ちなみに、伊右衛門もひとでなしだが、お梅の祖父もロクデナシです。小野武彦が演じると、ほんとただの孫可愛さのあまり、お岩に顔面が崩れる秘薬を血の道の薬と言って飲ませる爺だから、ねじれ具合がますます怖い。
あれー。乳母のお槙がそれを知っていたかが思い出せないなぁ 後家のお弓とお梅は知らなかったのですけれど。
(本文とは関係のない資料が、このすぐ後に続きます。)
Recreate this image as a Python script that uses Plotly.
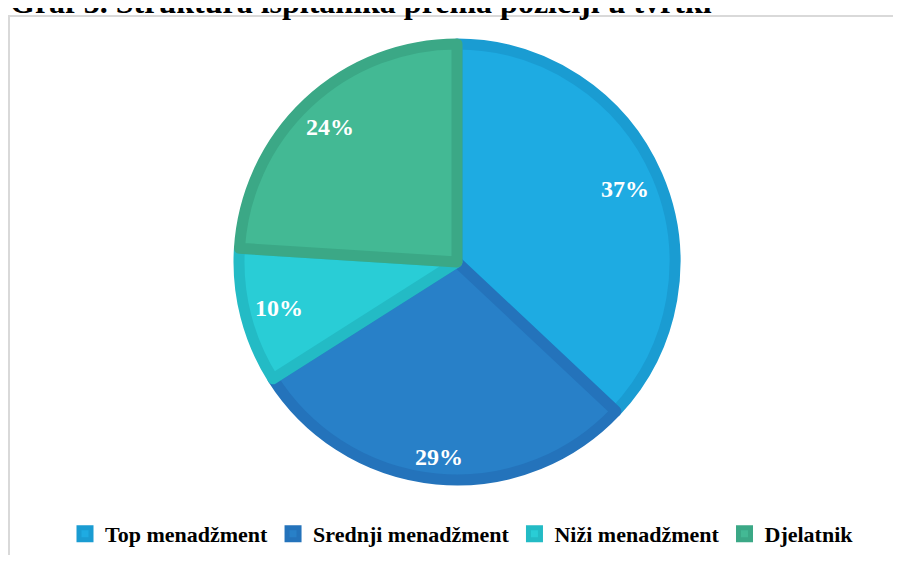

(お槙さんは何でも承知!のスーパー秘書みたいな人だったので、知っていても驚かぬ)

さらに最高すぎる展開は、妻の死を利用して若い妻と仕官先(これは約束状態)を手に入れた次の瞬間(最悪の方法でだが、全てを手に入れた伊右衛門である)に、
お岩のヒュードロドロ炸裂!
伊右衛門に新妻と思ったらお岩であるという幻想を見せ、伊右衛門はお岩を斬ったつもりで新妻を斬ってしまう、ついで同様に小平が赤ん坊をむしゃむしゃ食べていると思い、義父を自分の手で殺してしまう。

頂点からまっさかさま、テンションの乱高下にギャフンギャフンです。

さすが女だ、まだ浮かばれないのか!などと叫ぶ伊右衛門だが、お前が悪いんだぞとしか言えない。すべての責任を自分以外の者に転嫁する才能があるのだった。悪い男というより、あまりに即物的かつ自己中。ひどすぎて、馬鹿とも言いたくない。
のだが。
のだけれど、ウッチーの伊右衛門は、哀れでもなく非道でもなく、むしろ虚? 生きつづけることだけを目的に手段を選ばぬ男だった。内面を描こうとしないって、新鮮だった。内面なんかないのか、わざと見せないのか・・・? やはり、行き当たりばったりの男というしかないわ。